Providers are the perfect Consumer Sponsor of a CO-OP

Those interested in the evolving nature of the Accountable Care Act (ACA) have been generally not quick to recognize the potential for Consumer Operated and Oriented Plans (CO-OPs). The sponsors of the ACA gave birth to the concept, funded it, and then generally left the details to others. but were not prescriptive about what type of individuals or groups would do the heavy lifting necessary to make the concept a reality.

The problem is this: most would-be members consumers lack the ability to organize themselves. In large chunks, the potential sponsor must:

  • Create a non-profit company,
  • Assess feasibility,
  • Develop a business plan, 
  • Seed the organization with money without an initial return, 
  • Shepherd a highly regulated and intricate idea through to a (hopefully successful) end.
All of this must be done in a spirit of altruism.  It seems, however, that health care providers (particularly if they are working together now in Group Practice, Integrated Systems, or ACOs) have shown just this ability to organize. 

All that leads to my main point: providers are consumers too.
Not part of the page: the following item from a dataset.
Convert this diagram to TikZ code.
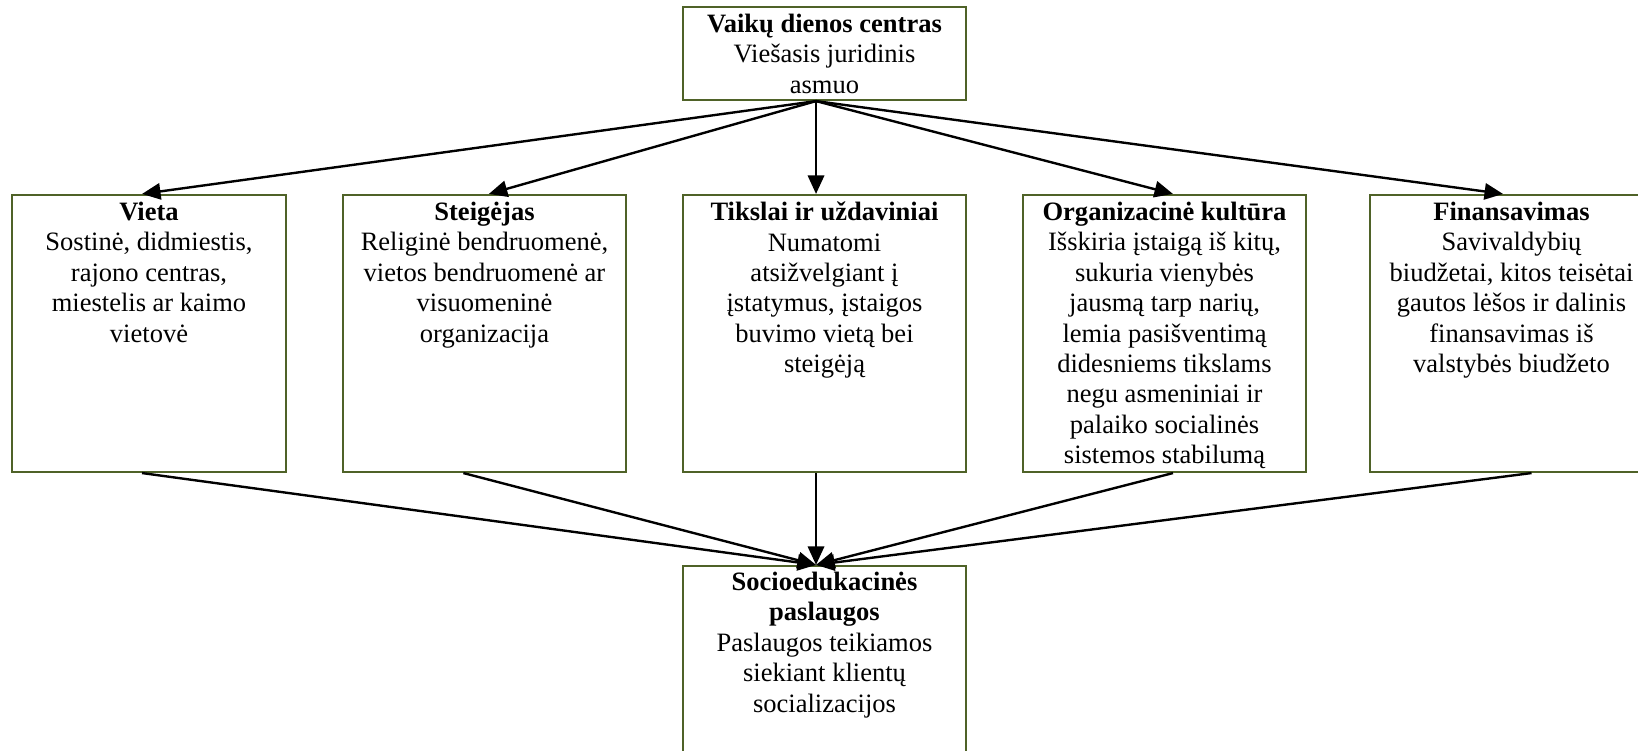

Providers need and manage to buy health insurance in individual and group markets for themselves and their dependents or employees. Larger provider groups tend to use ASO arrangements and thus self insure their health coverage. The ability, and perhaps need to take this ASO approach may become less clear as we move toward 2014. Thus, providers are ideally situated as the consumers described in the ACA to support a CO-OP: In fact, nothing says commitment better than consuming a product of your own making.